As It Happened CHN vs JPN – Sudirman Cup ‘19

Monday, May 27, 2019
TEXT BY Lloyd Green & Tom Leonard | Badminton Photo

Hosts China dominated the TOTAL BWF Sudirman Cup 2019 final in somewhat surprising fashion with Japan unable to silence the crowd as the first three Chinese representatives played inspired badminton to continue China’s stranglehold on the title.

Only five times in 16 editions of the tournament have they not hoisted the trophy.

Playing in their 13th consecutive final, the home nation took the first match in emphatic fashion with men’s doubles world champions Li Junhui/Liu Yuchen proving too good for Hiroyuki Endo/Yuta Watanabe.

Just 10 minutes into the match and rallies of up to 72 shots long set the tone for what was to come. The Chinese took the advantage at 11-7 in the first game and were persistent in their attack. Matched with the thunderous cheers of a passionate home crowd, the Chinese broke down the Japanese wall and prevailed 21-18 21-10 in 54 minutes.

If ever a doubles match was dominated by one player it was this one as Liu Yuchen raised his game to the next level and produced an unstoppable display of dynamic attack with impeccable defence.

Liu said afterward: “We played in four of the five ties this week and remained undefeated. This is for sure an assurance for us. We had to overcome different difficulties in our matches. This has definitely improved our ability to adapt in big match situations.”

Chen Yufei then made it 2-0 for China with an epic 17-21 21-16 21-17 victory over Akane Yamaguchi in one of the matches of the week. It was a seesawing battle across 81 minutes with both players holding the ascendency at different stages of the match and then relinquishing it under pressure.

An erratic Yamaguchi led 10-6 in the first game before conceding eight consecutive points to hand Chen the lead at 14-10. Yamaguchi consolidated to square it at 15-15 only for herself to reel off six straight points to take the first game.

She again seemed to go into her shell in the opening exchanges of the second game trailing 5-1 and 7-2 before rallying to go 10-9 up with Chen succumbing to the enormity of the moment.

However, the unforced errors continued from Yamaguchi’s racket and the less-experienced Chen was finally able to capitalise to open up a 16-11 lead. It was at this point the quality of the contest went up a notch with both players putting on a spectacle.

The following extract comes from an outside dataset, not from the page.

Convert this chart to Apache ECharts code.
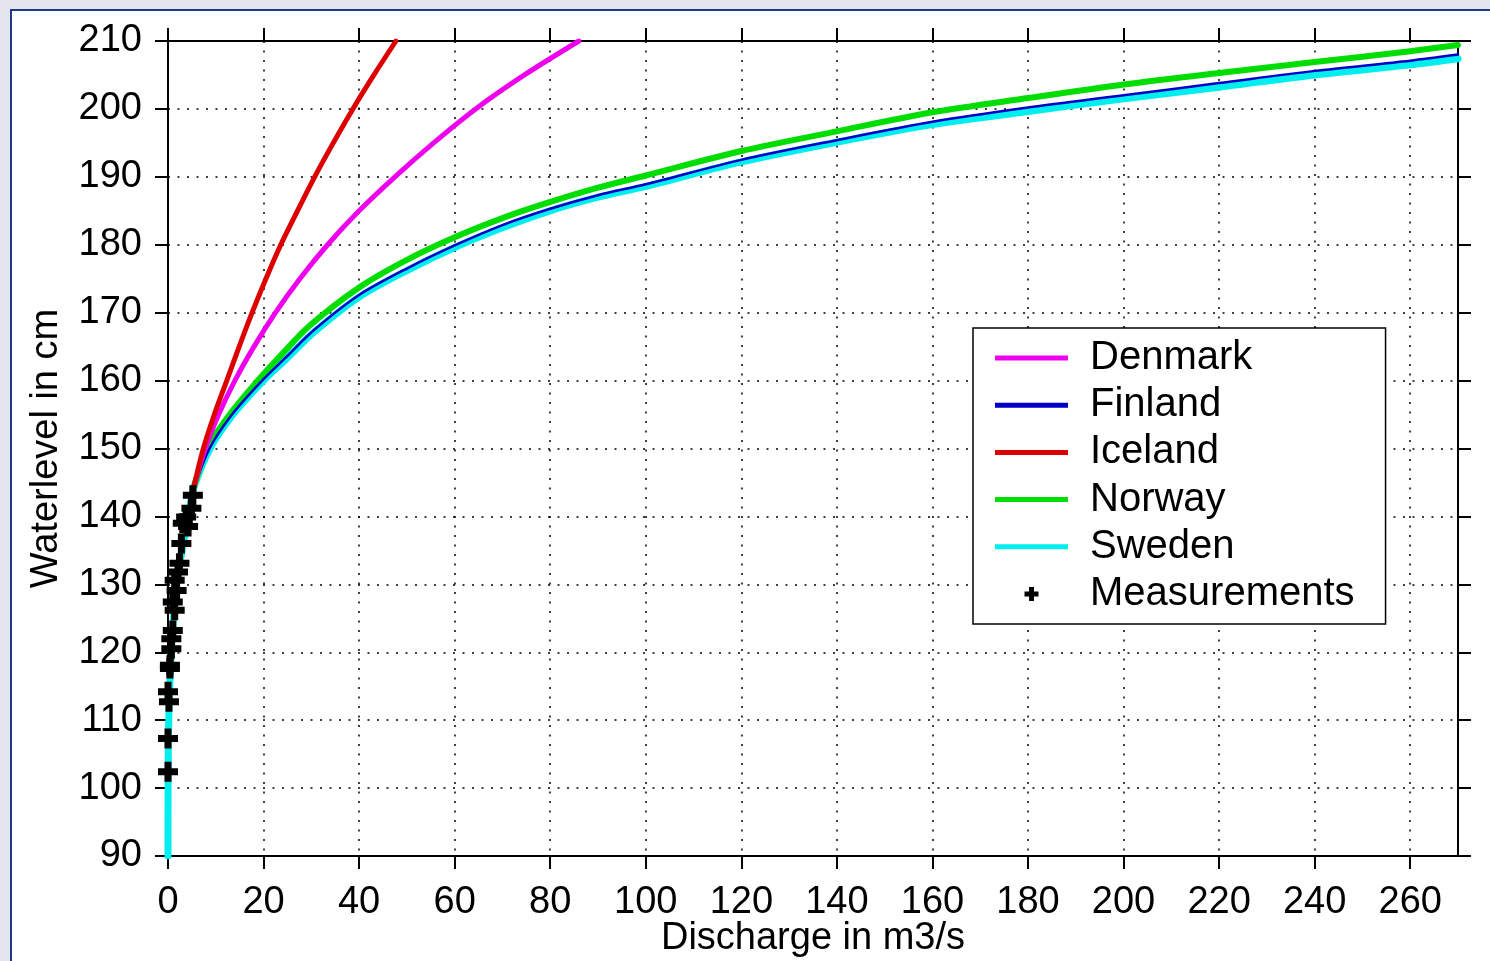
<!DOCTYPE html>
<html>
<head>
<meta charset="utf-8">
<script src="https://cdn.jsdelivr.net/npm/echarts@6/dist/echarts.min.js"></script>
<style>
  html, body { margin: 0; padding: 0; width: 1490px; height: 961px; overflow: hidden; background: #e3e7ed; }
  #frame { position: absolute; left: 10px; top: 9px; width: 1490px; height: 970px; background: #ffffff;
           border-left: 2px solid #1d3b86; border-top: 2px solid #1d3b86; }
  #chart { position: absolute; left: 0; top: 0; width: 1490px; height: 961px; }
</style>
</head>
<body>
<div id="frame"></div>
<div id="chart"></div>
<script>
// ---- Data: [discharge m3/s, waterlevel cm] ----
const seriesNames = ['Denmark', 'Finland', 'Iceland', 'Norway', 'Sweden', 'Measurements'];
const xTicks = [0, 20, 40, 60, 80, 100, 120, 140, 160, 180, 200, 220, 240, 260];
const yTicks = [90, 100, 110, 120, 130, 140, 150, 160, 170, 180, 190, 200, 210];

// common lower part of all rating curves
const baseCurve = [[0, 90], [0.02, 100], [0.15, 110], [0.7, 120], [1.8, 130], [4.3, 140], [5.3, 144]];

const denmark = [[7.8, 150], [10.6, 155], [14.0, 160], [18.0, 165], [22.5, 170], [27.6, 175], [33.4, 180],
  [40.0, 185], [47.5, 190], [55.6, 195], [64.4, 200], [74.6, 205], [86.0, 210]];
const finland = [[8.7, 150], [13.4, 155], [19.7, 160], [24.5, 163.3], [30.5, 167.4], [40, 172.6], [50, 176.5],
  [60, 179.9], [70, 182.9], [80, 185.3], [90, 187.3], [100, 188.9], [120, 192.5], [140, 195.4], [160, 198.1],
  [180, 200.2], [200, 202.0], [220, 203.8], [240, 205.6], [260, 207.1], [270, 208.0]];
const iceland = [[7.4, 150], [9.7, 155], [12.3, 160], [14.9, 165], [17.6, 170], [20.5, 175], [23.6, 180],
  [27.1, 185], [30.7, 190], [34.6, 195], [38.7, 200], [43.1, 205], [47.7, 210]];
const norway = [[8.2, 150], [12.9, 155], [18.8, 160], [24.0, 164], [29.5, 168], [40, 173.7], [49.8, 177.7],
  [60, 181.1], [70.7, 184.1], [80, 186.3], [90, 188.4], [100, 190.2], [120, 193.8], [140, 196.7], [160, 199.5],
  [180, 201.6], [200, 203.6], [220, 205.3], [240, 206.9], [260, 208.5], [270, 209.4]];
const sweden = [[8.8, 150], [13.6, 155], [20.0, 160], [24.5, 163], [30.5, 167.1], [40, 172.3], [50, 176.2],
  [60, 179.6], [70, 182.5], [80, 185.0], [90, 187.0], [100, 188.6], [120, 192.2], [140, 195.1], [160, 197.7],
  [180, 199.6], [200, 201.5], [220, 203.2], [240, 205.0], [260, 206.5], [270, 207.4]];
const measurements = [[5.2, 143.1], [4.9, 141.2], [3.8, 139.9], [3.1, 139.0], [4.2, 138.5], [2.8, 136.0],
  [2.4, 133.1], [2.1, 131.8], [1.4, 130.6], [1.8, 129.1], [1.0, 127.4], [1.4, 126.2], [1.0, 123.2],
  [0.7, 122.0], [0.7, 120.5], [0.4, 118.1], [0.4, 117.6], [0.0, 114.2], [0.2, 112.7], [0.0, 107.3], [0.0, 102.4]];

const colors = { Denmark: '#ee00ee', Finland: '#0000c8', Iceland: '#dd0000', Norway: '#00dd00', Sweden: '#00eeee' };

const FONT = '"Liberation Sans", Arial, sans-serif';
const plusPath = 'path://M6.5,0H13.5V6.5H20V13.5H13.5V20H6.5V13.5H0V6.5H6.5Z';
// legend line icon: a 5px bar inside a 73x14 box (tiny corner dots fix the box)
const lineIcon = 'path://M0,0h0.01v0.01h-0.01z M0,4.5H73V9.5H0Z M72.99,13.99h0.01v0.01h-0.01z';

const chart = echarts.init(document.getElementById('chart'), null, { renderer: 'canvas' });

function lineSeries(name, pts, width, z, withBase) {
  const data = withBase ? baseCurve.concat(pts) : [baseCurve[baseCurve.length - 1]].concat(pts);
  return {
    name: name, type: 'line', data: data, xAxisIndex: 0, yAxisIndex: 0,
    showSymbol: false, symbol: 'none', smooth: 0.3, z: z,
    lineStyle: { color: colors[name], width: width, cap: 'round', join: 'round' },
    itemStyle: { color: colors[name] },
    emphasis: { disabled: true }, animation: false
  };
}

const gridLine = { show: true, lineStyle: { color: '#000', width: 1.5, type: [2, 7.5] } };
const axisLineStyle = { show: true, onZero: false, lineStyle: { color: '#000', width: 2 } };
const tickStyle = { show: true, inside: false, length: 13, lineStyle: { color: '#000', width: 2 } };

const option = {
  backgroundColor: 'transparent',
  animation: false,
  grid: { left: 168, right: 32, top: 41, bottom: 105, containLabel: false, outerBoundsMode: 'none' },
  xAxis: [{
    type: 'value', min: 0, max: 270, interval: 20, position: 'bottom',
    name: 'Discharge in m3/s', nameLocation: 'middle', nameGap: 64, nameMoveOverlap: false,
    nameTextStyle: { color: '#000', fontFamily: FONT, fontSize: 38 },
    axisLine: axisLineStyle,
    axisTick: Object.assign({ customValues: xTicks }, tickStyle),
    axisLabel: { customValues: xTicks, color: '#000', fontFamily: FONT, fontSize: 38, margin: 28 },
    splitLine: gridLine
  }, {
    type: 'value', min: 0, max: 270, interval: 20, position: 'top',
    axisLine: axisLineStyle,
    axisTick: Object.assign({ customValues: xTicks }, tickStyle),
    axisLabel: { show: false }, splitLine: { show: false }
  }],
  yAxis: [{
    type: 'value', min: 90, max: 210, interval: 10, position: 'left',
    name: 'Waterlevel in cm', nameLocation: 'middle', nameGap: 102, nameRotate: 90, nameMoveOverlap: false,
    nameTextStyle: { color: '#000', fontFamily: FONT, fontSize: 38 },
    axisLine: axisLineStyle,
    axisTick: Object.assign({ customValues: yTicks }, tickStyle),
    axisLabel: { customValues: yTicks, color: '#000', fontFamily: FONT, fontSize: 38, margin: 26 },
    splitLine: gridLine
  }, {
    type: 'value', min: 90, max: 210, interval: 10, position: 'right',
    axisLine: axisLineStyle,
    axisTick: Object.assign({ customValues: yTicks }, tickStyle),
    axisLabel: { show: false }, splitLine: { show: false }
  }],
  legend: {
    orient: 'vertical', left: 973, top: 328,
    data: [
      { name: 'Denmark', icon: lineIcon, itemStyle: { color: colors.Denmark } },
      { name: 'Finland', icon: lineIcon, itemStyle: { color: colors.Finland } },
      { name: 'Iceland', icon: lineIcon, itemStyle: { color: colors.Iceland } },
      { name: 'Norway', icon: lineIcon, itemStyle: { color: colors.Norway } },
      { name: 'Sweden', icon: lineIcon, itemStyle: { color: colors.Sweden } },
      { name: 'Measurements', icon: plusPath, itemStyle: { color: '#000', opacity: 1 } }
    ],
    backgroundColor: '#fff', borderColor: '#000', borderWidth: 1.5, borderRadius: 0,
    padding: [10, 31, 10, 22],
    itemWidth: 73, itemHeight: 14, itemGap: 7.2,
    selectedMode: false,
    textStyle: { color: '#000', fontFamily: FONT, fontSize: 40, lineHeight: 40, padding: [0, 0, 0, 17] }
  },
  series: [
    lineSeries('Denmark', denmark, 5, 5, false),
    lineSeries('Finland', finland, 2.5, 4, false),
    lineSeries('Iceland', iceland, 5, 6, false),
    lineSeries('Norway', norway, 6, 3, false),
    lineSeries('Sweden', sweden, 7, 2, true),
    {
      name: 'Measurements', type: 'scatter', data: measurements, z: 7,
      symbol: plusPath, symbolKeepAspect: true, symbolSize: 20,
      itemStyle: { color: '#000', opacity: 1 }, emphasis: { disabled: true }, clip: false
    }
  ]
};
chart.setOption(option);
</script>
</body>
</html>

Chen was able to close out the second game 21-16.

The twists and turns did not end there. It seemed as if fatigue had set in for Chen in the third as she went down 11-6. But she returned from the mid-game break with renewed vigour to win six straight points and nine of the next 11 to go up 15-13.

Yamaguchi continued to fight but with the home crowd on her side Chen pulled away to record a famous victory.

“I felt I played a bit slow in the beginning of the third game which caused me to waste a lot of energy. I couldn’t keep up with her but at the break I changed my game strategy and I took the lead,” said an exhausted Chen on her decisive move.

A disappointed Yamaguchi added: “I made a lot of errors on serve but I was also forced into a lot of mistakes by my opponent.”

Before today, world No. 1 Kento Momota had never been beaten across 17 Sudirman Cup and Thomas Cup matches. And with everything to play for, it looked like Momota could save the day for Japan after a convincing 21-15 win in the opener.

But that record ended in authority as Shi Yuqi found form beyond anything else witnessed this week as he sealed the tie 15-21 21-5 21-11 in 69 minutes for just his second win in six matches against Momota.

In an effort up there with Liu earlier, Yuqi increased the speed of his play and won 11 successive points in the third game to deflate any hopes of a Japanese revival.

Shi said of the contest: “I played badly in the first game. I am surprised I won the second and third game so easily. It’s really unexpected.“I won in 21-5 and 21-11. This would not have happened if he had played his usual game.

“Maybe he was affected by the fact that Japan was 2-0 behind, coupled with the pressure I put on him. I think this resulted in the unusual scoreline.”